The Season after Pentecost
sometimes called "Ordinary Time"
It's been a really rough couple weeks for jazz.
First, poorly conceived satire piece in The New Yorker aimed at an elder statesman.
It's supposed to be funny, but it's not. At best, it's a poor, confusing joke. At worst, it's racist.
And now someone dismissing the whole genre – not satire – in The Washington Post.
Thank goodness for this response.
All what jazz? Or: How to declare something dead without listening to it
There's an entire of generation of rising young jazz players wrestling with that perception — and with the idea that jazz music belongs to the past, not the present. Two years ago, the inventive young pianist Robert Glasper told me, "I love all my jazz masters and my elders that came before me, but I always say that people have killed the living to praise the dead."
The refusal to investigate Glapser's world — i.e. the present — is what makes this argument so bothersome. The article dismisses an art that the author is not currently engaged with, tamping his broadside with the disclaimer of simply speaking one's mind. These are "some of my problems," [Justin] Moyer writes. (And Moyer has a fascinating mind — I've known him through the D.C. punk scene since I was a teenager.)

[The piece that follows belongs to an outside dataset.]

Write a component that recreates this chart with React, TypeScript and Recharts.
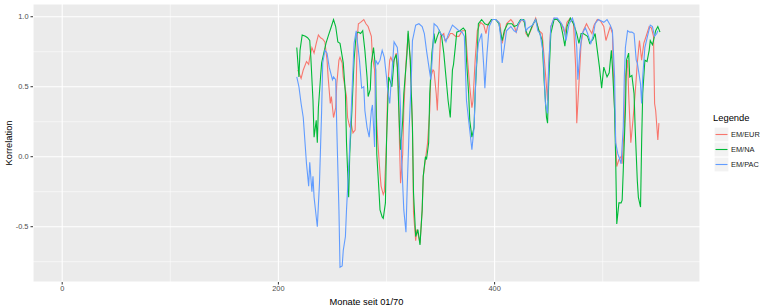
import {
  LineChart,
  Line,
  XAxis,
  YAxis,
  CartesianGrid,
  ReferenceLine,
  Legend,
  Label,
} from 'recharts';

// months since 01/70 and rolling correlation
const EUR_MONTHS = [218, 221, 223, 226, 228, 229, 231, 233, 235, 237, 239, 241, 243, 245, 246, 248, 249, 251, 253, 254,
  256, 257, 259, 260, 263, 264, 266, 267, 269, 271, 273, 274, 276, 279, 281, 283, 286, 287, 289, 290,
  292, 294, 295, 297, 298, 300, 301, 303, 304, 306, 307, 309, 311, 312, 313, 315, 316, 318, 320, 322,
  324, 325, 327, 328, 330, 331, 333, 334, 336, 338, 340, 341, 343, 344, 346, 347, 349, 350, 353, 354,
  357, 359, 361, 364, 367, 370, 373, 375, 377, 379, 380, 382, 384, 387, 390, 392, 394, 398, 401, 405,
  407, 409, 411, 415, 417, 420, 422, 425, 428, 429, 431, 435, 438, 441, 444, 447, 449, 450, 452, 455,
  458, 462, 465, 467, 470, 473, 475, 476, 478, 480, 482, 485, 487, 490, 492, 495, 498, 501, 503, 505,
  507, 509, 510, 512, 513, 515, 517, 518, 520, 521, 523, 524, 526, 528, 530, 532, 534, 536, 538, 541,
  543, 545, 547, 548, 549, 551, 552];
const EUR_VALUES = [0.62, 0.56, 0.62, 0.68, 0.66, 0.71, 0.78, 0.74, 0.81, 0.87, 0.85, 0.84, 0.82, 0.69, 0.57, 0.38, 0.43, 0.28, 0.35, 0.52,
  0.69, 0.71, 0.67, 0.57, 0.43, 0.28, 0.21, 0.25, 0.17, 0.19, 0.86, 0.95, 0.96, 0.98, 0.95, 0.93, 0.86, 0.71, 0.62, 0.38,
  0.10, -0.12, -0.21, -0.27, -0.25, 0.10, 0.50, 0.69, 0.71, 0.67, 0.69, 0.74, 0.57, 0.10, -0.19, 0.02, 0.33, 0.67, 0.88, 0.69,
  0.21, -0.40, -0.60, -0.52, -0.58, -0.62, -0.38, -0.14, -0.02, 0.10, 0.33, 0.57, 0.62, 0.61, 0.45, 0.33, 0.69, 0.86, 0.88, 0.83,
  0.85, 0.88, 0.88, 0.86, 0.86, 0.90, 0.90, 0.69, 0.50, 0.35, 0.40, 0.69, 0.90, 0.96, 0.94, 0.88, 0.95, 0.98, 0.98, 0.95,
  0.81, 0.88, 0.95, 0.98, 0.96, 0.89, 0.94, 0.98, 0.96, 0.88, 0.86, 0.93, 0.99, 0.90, 0.88, 0.60, 0.40, 0.64, 0.93, 0.99,
  0.98, 0.95, 0.88, 0.96, 0.99, 0.95, 0.64, 0.24, 0.52, 0.81, 0.90, 0.95, 0.92, 0.88, 0.94, 0.98, 0.97, 0.93, 0.83, 0.88,
  0.93, 0.88, 0.57, 0.10, -0.07, -0.02, 0.00, -0.05, 0.21, 0.57, 0.69, 0.45, 0.10, 0.26, 0.45, 0.67, 0.83, 0.69, 0.81, 0.88,
  0.93, 0.92, 0.86, 0.38, 0.33, 0.12, 0.24];

const NA_MONTHS = [217, 219, 220, 222, 225, 227, 229, 230, 232, 233, 235, 236, 237, 239, 240, 242, 244, 246, 249, 251,
  253, 255, 257, 260, 262, 263, 265, 266, 268, 270, 272, 274, 276, 278, 280, 282, 283, 285, 286, 288,
  290, 291, 293, 294, 296, 297, 299, 300, 302, 303, 305, 307, 309, 310, 312, 313, 315, 316, 319, 320,
  322, 324, 325, 327, 329, 331, 333, 334, 336, 337, 339, 340, 342, 344, 345, 347, 349, 351, 353, 355,
  357, 359, 361, 362, 364, 365, 368, 371, 373, 374, 376, 377, 379, 381, 382, 384, 385, 388, 391, 394,
  397, 401, 404, 407, 409, 412, 416, 418, 421, 424, 427, 429, 431, 435, 438, 441, 444, 446, 448, 449,
  450, 452, 455, 458, 461, 463, 465, 467, 470, 473, 476, 478, 480, 482, 486, 488, 491, 493, 495, 497,
  499, 501, 504, 506, 508, 509, 511, 512, 513, 515, 517, 518, 519, 521, 522, 524, 525, 527, 529, 530,
  532, 533, 535, 536, 537, 539, 541, 543, 544, 546, 547, 549, 551, 553];
const NA_VALUES = [0.78, 0.57, 0.76, 0.87, 0.86, 0.85, 0.83, 0.71, 0.40, 0.14, 0.26, 0.10, 0.35, 0.57, 0.67, 0.74, 0.81, 0.86, 0.93, 0.98,
  0.93, 0.82, 0.81, 0.67, 0.45, 0.10, -0.29, 0.02, 0.33, 0.69, 0.88, 0.89, 0.88, 0.90, 0.76, 0.57, 0.43, 0.48, 0.67, 0.78,
  0.62, 0.02, -0.24, -0.38, -0.43, -0.44, -0.33, 0.10, 0.57, 0.55, 0.50, 0.69, 0.73, 0.64, 0.21, 0.05, 0.26, 0.45, 0.74, 0.90,
  0.69, 0.21, -0.26, -0.57, -0.52, -0.63, -0.38, -0.14, 0.00, -0.02, 0.10, 0.45, 0.74, 0.88, 0.81, 0.86, 0.90, 0.86, 0.74, 0.57,
  0.40, 0.28, 0.62, 0.66, 0.81, 0.89, 0.90, 0.92, 0.90, 0.69, 0.45, 0.26, 0.14, 0.21, 0.45, 0.75, 0.95, 0.98, 0.95, 0.94,
  0.98, 0.98, 0.95, 0.83, 0.90, 0.95, 0.95, 0.93, 0.94, 0.98, 0.98, 0.90, 0.86, 0.94, 0.98, 0.90, 0.83, 0.52, 0.28, 0.24,
  0.52, 0.88, 0.98, 0.98, 0.95, 0.88, 0.79, 0.93, 0.99, 0.95, 0.88, 0.81, 0.88, 0.88, 0.86, 0.81, 0.84, 0.88, 0.76, 0.64,
  0.49, 0.64, 0.57, 0.60, 0.76, 0.64, 0.33, -0.02, -0.48, -0.33, -0.33, -0.31, -0.10, 0.33, 0.69, 0.74, 0.57, 0.58, 0.45, 0.21,
  -0.17, -0.29, -0.36, 0.10, 0.45, 0.69, 0.68, 0.76, 0.83, 0.80, 0.83, 0.90, 0.93, 0.89];

const PAC_MONTHS = [217, 219, 221, 223, 226, 228, 229, 231, 232, 233, 236, 238, 240, 241, 243, 245, 247, 250, 251, 253,
  254, 256, 257, 259, 260, 262, 263, 266, 268, 270, 272, 275, 277, 279, 280, 282, 284, 286, 287, 289,
  290, 292, 294, 296, 298, 300, 301, 303, 304, 306, 307, 310, 311, 313, 314, 316, 318, 319, 321, 323,
  324, 327, 330, 333, 335, 337, 340, 341, 343, 344, 347, 350, 353, 355, 357, 361, 364, 367, 370, 372,
  374, 377, 379, 381, 383, 385, 388, 390, 391, 393, 395, 398, 401, 404, 406, 407, 409, 411, 415, 418,
  420, 422, 425, 428, 429, 431, 435, 438, 440, 442, 445, 447, 449, 450, 452, 455, 458, 461, 464, 466,
  469, 472, 474, 476, 477, 479, 481, 484, 486, 489, 491, 493, 496, 501, 504, 507, 509, 511, 512, 514,
  515, 517, 519, 520, 521, 523, 525, 527, 529, 531, 532, 535, 536, 537, 539, 542, 544, 546, 548, 550,
  551];
const PAC_VALUES = [0.57, 0.50, 0.38, 0.28, -0.05, -0.21, -0.04, -0.25, -0.14, -0.29, -0.50, -0.19, 0.33, 0.67, 0.76, 0.74, 0.64, 0.55, 0.57, 0.55,
  0.21, -0.38, -0.79, -0.78, -0.67, -0.57, -0.38, 0.07, 0.45, 0.81, 0.90, 0.69, 0.49, 0.50, 0.33, 0.21, 0.14, 0.33, 0.37, 0.07,
  0.69, 0.66, 0.69, 0.76, 0.71, 0.57, 0.48, 0.38, 0.50, 0.71, 0.82, 0.78, 0.69, 0.33, -0.02, -0.38, -0.54, -0.26, 0.21, 0.57,
  0.83, 0.94, 0.95, 0.93, 0.88, 0.76, 0.60, 0.55, 0.78, 0.95, 0.93, 0.88, 0.86, 0.82, 0.87, 0.94, 0.92, 0.90, 0.89, 0.86,
  0.40, 0.19, 0.05, 0.21, 0.64, 0.81, 0.88, 0.64, 0.49, 0.74, 0.93, 0.98, 0.98, 0.96, 0.83, 0.67, 0.78, 0.90, 0.93, 0.90,
  0.89, 0.95, 0.98, 0.97, 0.90, 0.92, 0.94, 0.98, 0.90, 0.88, 0.74, 0.38, 0.31, 0.64, 0.93, 0.99, 0.99, 0.96, 0.92, 0.83,
  0.95, 0.99, 0.94, 0.78, 0.55, 0.76, 0.88, 0.92, 0.88, 0.81, 0.86, 0.95, 0.98, 0.96, 0.98, 0.94, 0.90, 0.57, 0.10, 0.02,
  0.00, -0.05, 0.21, 0.57, 0.78, 0.90, 0.89, 0.89, 0.88, 0.69, 0.67, 0.52, 0.38, 0.57, 0.78, 0.88, 0.94, 0.93, 0.86, 0.88,
  0.90];

const X_TICKS = [0, 200, 400];
const X_MINOR = [100, 300, 500];
const Y_TICKS = [-0.5, 0, 0.5, 1];
const Y_MINOR = [-0.75, -0.25, 0.25, 0.75];

const SERIES = [
  { name: 'EM/EUR', color: '#F8766D', months: EUR_MONTHS, values: EUR_VALUES },
  { name: 'EM/NA', color: '#00BA38', months: NA_MONTHS, values: NA_VALUES },
  { name: 'EM/PAC', color: '#619CFF', months: PAC_MONTHS, values: PAC_VALUES },
];

function toRows(months: number[], values: number[]) {
  return months.map((m, i) => ({ m, v: values[i] }));
}

function LegendBox() {
  return (
    <div style={{ color: '#000' }}>
      <div style={{ fontSize: 9.4, lineHeight: '12px', marginBottom: 3, marginLeft: 1 }}>Legende</div>
      {SERIES.map((s) => (
        <div key={s.name} style={{ display: 'flex', alignItems: 'center', height: 15 }}>
          <svg width={15} height={15} style={{ marginLeft: 2, display: 'block' }}>
            <rect x={0.25} y={0.25} width={14.5} height={14.5} fill="#F2F2F2" stroke="#FFFFFF" strokeWidth={0.5} />
            <line x1={1.5} x2={13.5} y1={7.5} y2={7.5} stroke={s.color} strokeWidth={1.1} />
          </svg>
          <span style={{ fontSize: 7.4, marginLeft: 2, color: '#1a1a1a' }}>{s.name}</span>
        </div>
      ))}
    </div>
  );
}

const tickStyle = { fontSize: 7.4, fill: '#4D4D4D' };

export default function App() {
  return (
    <div
      style={{
        position: 'absolute',
        left: 0,
        top: 0,
        width: 770,
        height: 308,
        background: '#fff',
        fontFamily: '"Liberation Sans", Arial, sans-serif',
      }}
    >
      <LineChart width={770} height={308} margin={{ top: 4, right: 70, bottom: 0, left: 0 }}>
        <CartesianGrid fill="#EBEBEB" stroke="#FFFFFF" strokeWidth={1.1} />
        {X_MINOR.map((x) => (
          <ReferenceLine key={'x' + x} x={x} stroke="#FFFFFF" strokeWidth={0.55} />
        ))}
        {Y_MINOR.map((y) => (
          <ReferenceLine key={'y' + y} y={y} stroke="#FFFFFF" strokeWidth={0.55} />
        ))}
        <XAxis
          type="number"
          dataKey="m"
          domain={[-27, 590]}
          allowDataOverflow
          ticks={X_TICKS}
          height={26}
          axisLine={false}
          tickLine={{ stroke: '#333333' }}
          tickSize={2.5}
          tickMargin={1.5}
          tick={tickStyle}
        >
          <Label
            content={({ viewBox }: any) => (
              <text
                x={viewBox.x + viewBox.width / 2}
                y={viewBox.y + 23}
                textAnchor="middle"
                fontSize={9.3}
                fill="#000"
              >
                Monate seit 01/70
              </text>
            )}
          />
        </XAxis>
        <YAxis
          type="number"
          dataKey="v"
          domain={[-0.895, 1.091]}
          allowDataOverflow
          ticks={Y_TICKS}
          tickFormatter={(v: number) => v.toFixed(1)}
          width={33}
          axisLine={false}
          tickLine={{ stroke: '#333333' }}
          tickSize={2.5}
          tickMargin={2}
          tick={tickStyle}
        >
          <Label
            content={({ viewBox }: any) => {
              const cx = viewBox.x + 8.7;
              const cy = viewBox.y + viewBox.height / 2;
              return (
                <text
                  x={cx}
                  y={cy}
                  transform={`rotate(-90 ${cx} ${cy})`}
                  textAnchor="middle"
                  dominantBaseline="central"
                  fontSize={9.3}
                  fill="#000"
                >
                  Korrelation
                </text>
              );
            }}
          />
        </YAxis>
        <Legend
          layout="vertical"
          align="center"
          verticalAlign="middle"
          wrapperStyle={{ left: 712, top: 112, width: 58 }}
          content={() => <LegendBox />}
        />
        {SERIES.map((s) => (
          <Line
            key={s.name}
            name={s.name}
            data={toRows(s.months, s.values)}
            dataKey="v"
            type="linear"
            stroke={s.color}
            strokeWidth={1.1}
            dot={false}
            activeDot={false}
            isAnimationActive={false}
          />
        ))}
      </LineChart>
    </div>
  );
}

But personal and provocative declarations are what make the Internet hum, and in music journalism, (and everywhere else), the clicks have become more important than the quality of the conversation. So the conversation stays urgent and stupid, preventing a substantive dialogue from ever getting started. A little more brain gets chewed up and spit out.
How many of us musicians have to deal with the "urgent and stupid" conversation about an art form that our critics don't bother to engage with? How many of us really have the courage to? Or the time?
Music must belong in the present. Music of every genre happens in the present.
We can have better conversations. We must.
Reports of the death of music of all types has been greatly exaggerated.